The diarization workflow uses a HuggingFace token to access the pyannote model. This is purpose-aligned, but it is a credential and the script also permits passing it on the command line.

Skill content

ap.add_argument("--token", default=os.environ.get("HF_TOKEN") or os.environ.get("HUGGINGFACE_TOKEN")) ... Pipeline.from_pretrained("pyannote/speaker-diarization-3.1", token=args.token)

Recommendation

Prefer the documented HF_TOKEN environment variable or a secrets manager, and use a least-privilege token where possible.

Note

ASI02: Tool Misuse and Exploitation

What this means

If pointed at the wrong output directory or filenames, generated files could overwrite existing local outputs.

Why it was flagged

The script invokes ffmpeg and uses -y to overwrite generated output files.
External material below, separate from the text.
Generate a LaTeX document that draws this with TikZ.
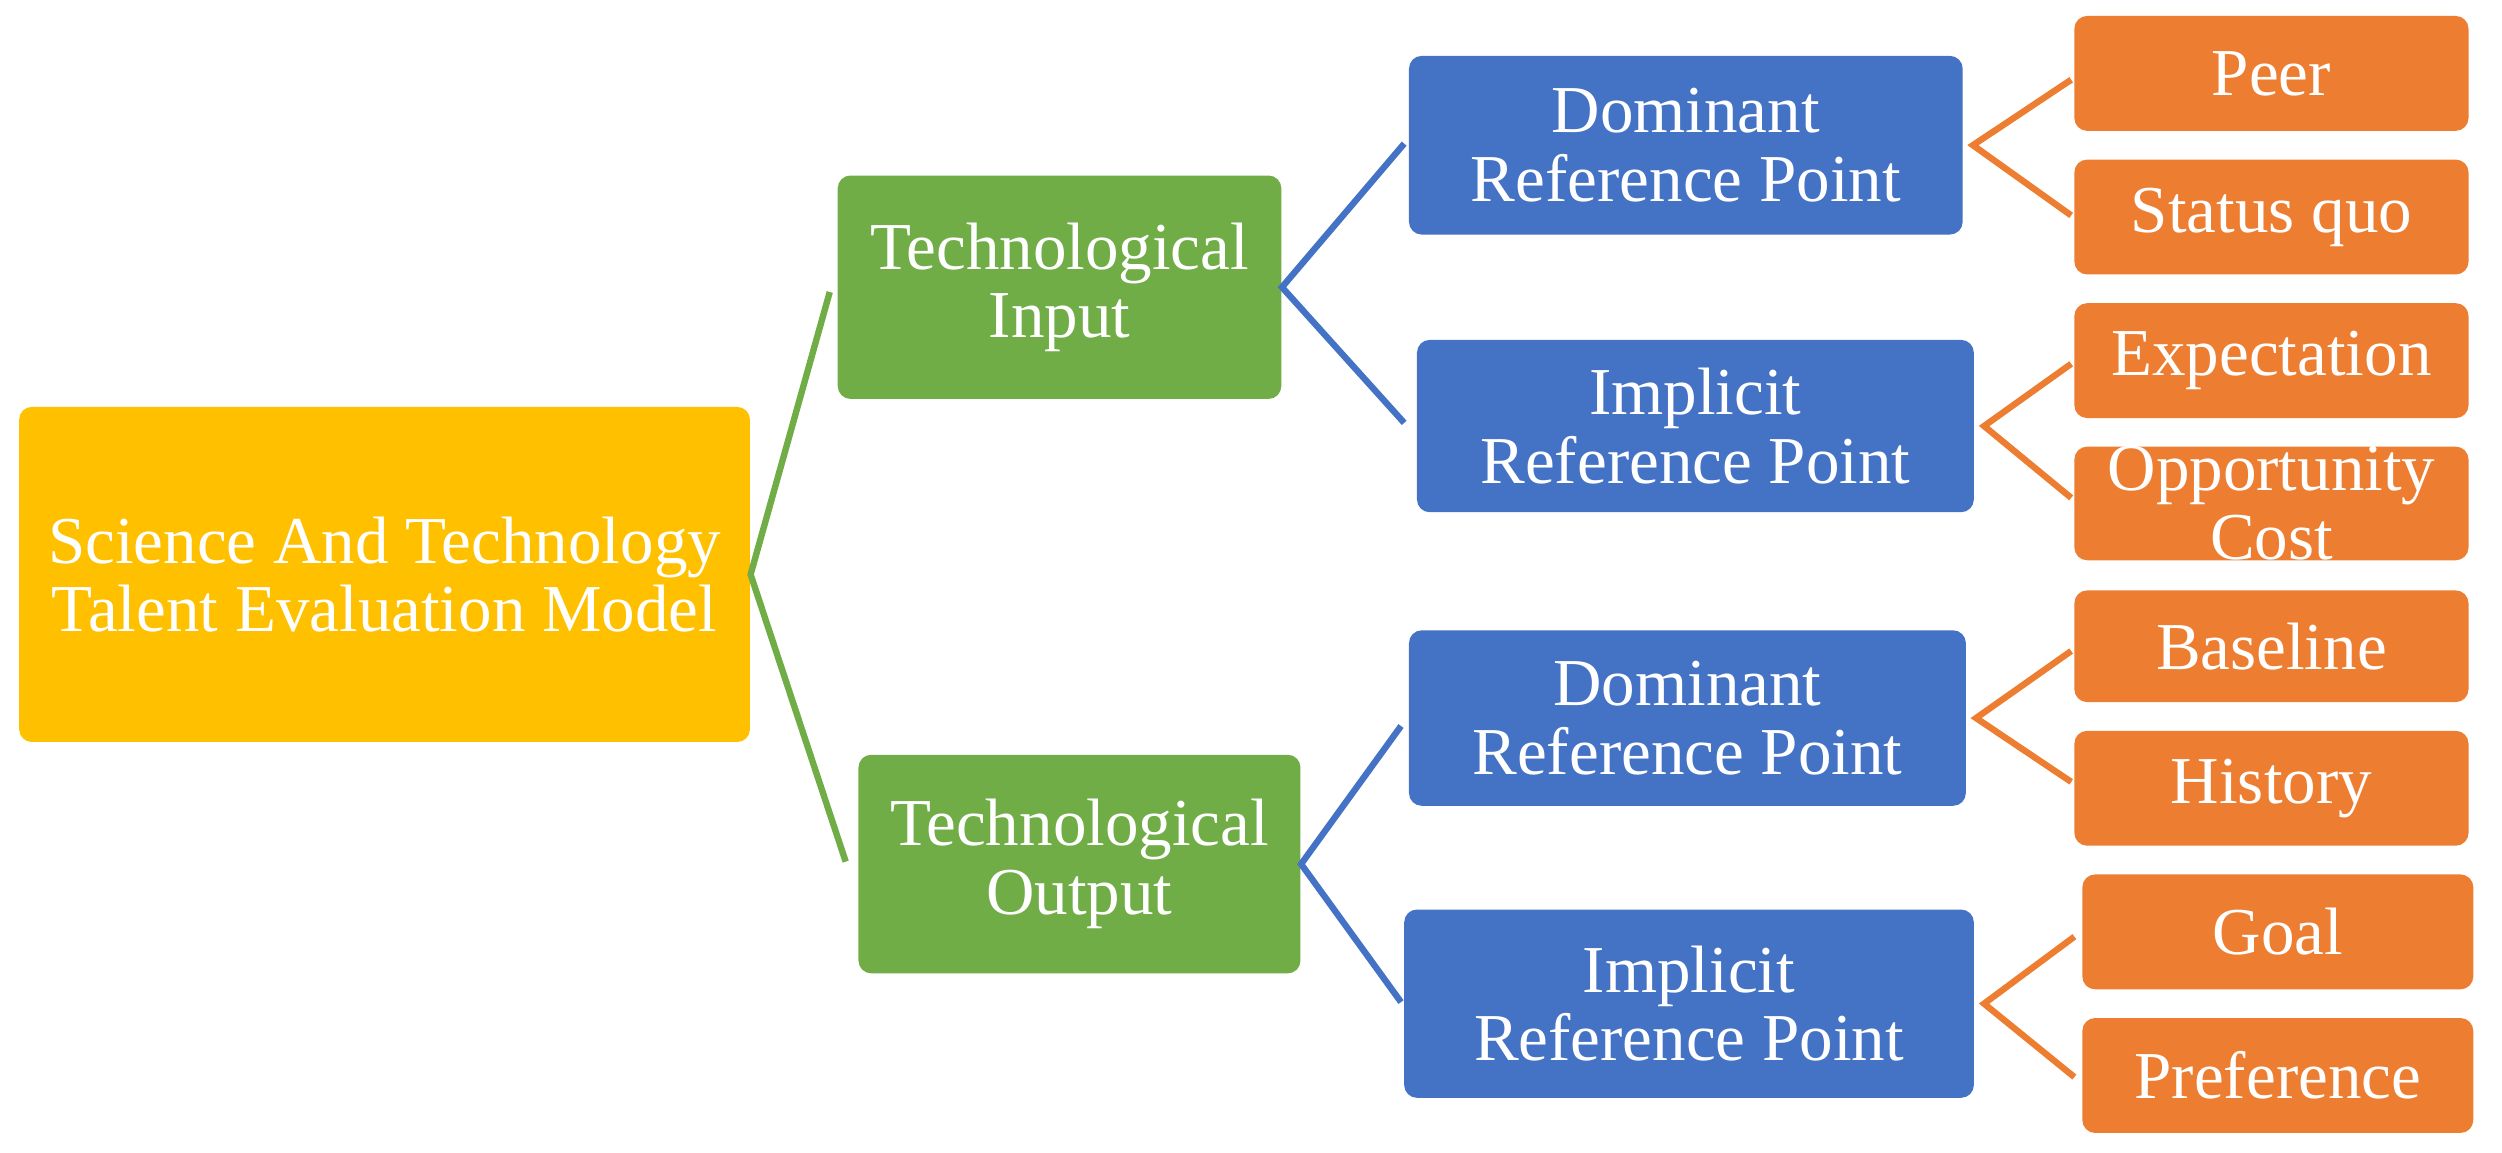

This is expected for audio processing, but users should be deliberate about input and output paths.

Skill content

cmd = ["ffmpeg", "-y", "-i", src, "-ac", "1", "-ar", "16000", "-vn", dst] ... subprocess.run(cmd, check=True, stdout=subprocess.DEVNULL, stderr=subprocess.DEVNULL)

Recommendation

Use a dedicated output folder, review paths before running, and avoid protected or shared directories.

Note

ASI07: Insecure Inter-Agent Communication

What this means

A user's or speaker's voice sample may leave the local machine if the ElevenLabs workflow is followed.

Why it was flagged

The workflow can involve sending selected voice samples to an external voice-cloning provider. The upload is user-directed and consistent with the stated purpose, but voice samples are sensitive biometric data.

Skill content

# 4. Upload to ElevenLabs as instant voice clone

Recommendation

Upload only authorized voice samples, confirm consent, and review the provider's privacy and retention terms.

Note

ASI09: Human-Agent Trust Exploitation

What this means

A similarity score may be mistaken for definitive identity proof.

Why it was flagged

The guide presents practical thresholds for speaker verification and authentication. This is aligned with the skill, but users could over-rely on a similarity score for security decisions.

Skill content

Voice Authentication (Security) - Strict: 0.85+ (low false positive rate)

Recommendation

Use these scores as advisory evidence only, not as the sole control for authentication or high-stakes identity decisions.